Much to the surprise of everyone at Merion and the national TV audience, Beman again struggled with his bunker play. His third shot found greenside rough and his fourth came up 20 feet from the hole. He missed the bogey putt. Incredibly, he was now deadlocked with Cowan at 5-over 285, forcing an 18-hole playoff on Sunday.
Beman had played Merion’s final four holes in a combined eight over par for the final two rounds. Those same holes would again prove to be pivotal in the playoff.
Through 14 holes of the playoff, Cowan held a one-stroke lead. At No. 15, he drained a 10-foot birdie putt for a two-stroke lead, only to give it all back on No. 16 with a triple-bogey 7 after his approach shot found the quarry. Beman pulled into a tie despite making a bogey 5.
At the par-3 17th, Beman looked in solid position to take the lead after hitting his tee shot 12 feet from the flagstick.

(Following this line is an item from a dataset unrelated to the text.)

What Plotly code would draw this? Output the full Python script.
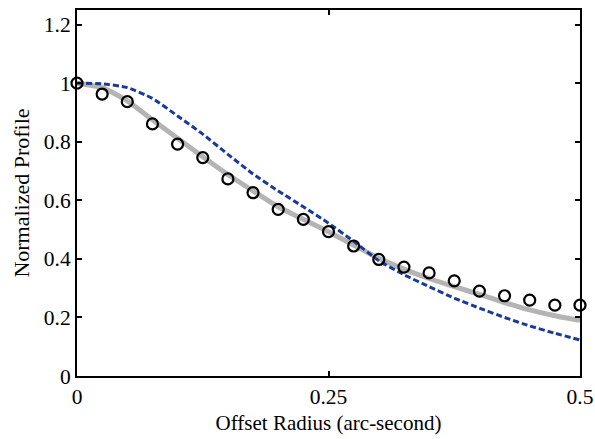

Cowan was just off the putting surface, more than 30 feet away. He got up and down for par, while Beman improbably three-putted.
When both players made routine pars at 18, the title belonged to Cowan. Five years later at Wilmington (Del.) Country Club, Cowan won again at stroke play. He finished off his three-stroke victory over 1968 U.S. Junior Amateur champion Eddie Pearce by holing a 9-iron approach for an eagle 2 at the 72nd hole. He remains the last Canadian male to have won a USGA title.
Beman turned professional in 1967 and won four PGA Tour events before becoming the Tour’s second commissioner, where his legacy includes creating The Players Championship and forming what is now the Champions Tour. He was inducted into the World Golf Hall of Fame in 2000.
Cowan turned pro at age 52, but he will always be linked to Merion, and the U.S. Amateur. When the club celebrated the 75th anniversary of the East Course in 1987, it extended an invite to Cowan, who had not set foot on the property since his 1966 win.
“It was a great experience for me to go back and renew acquaintances and see the golf course again,” Cowan said. “It was really quite nostalgic for me… Merion is very high on my list.”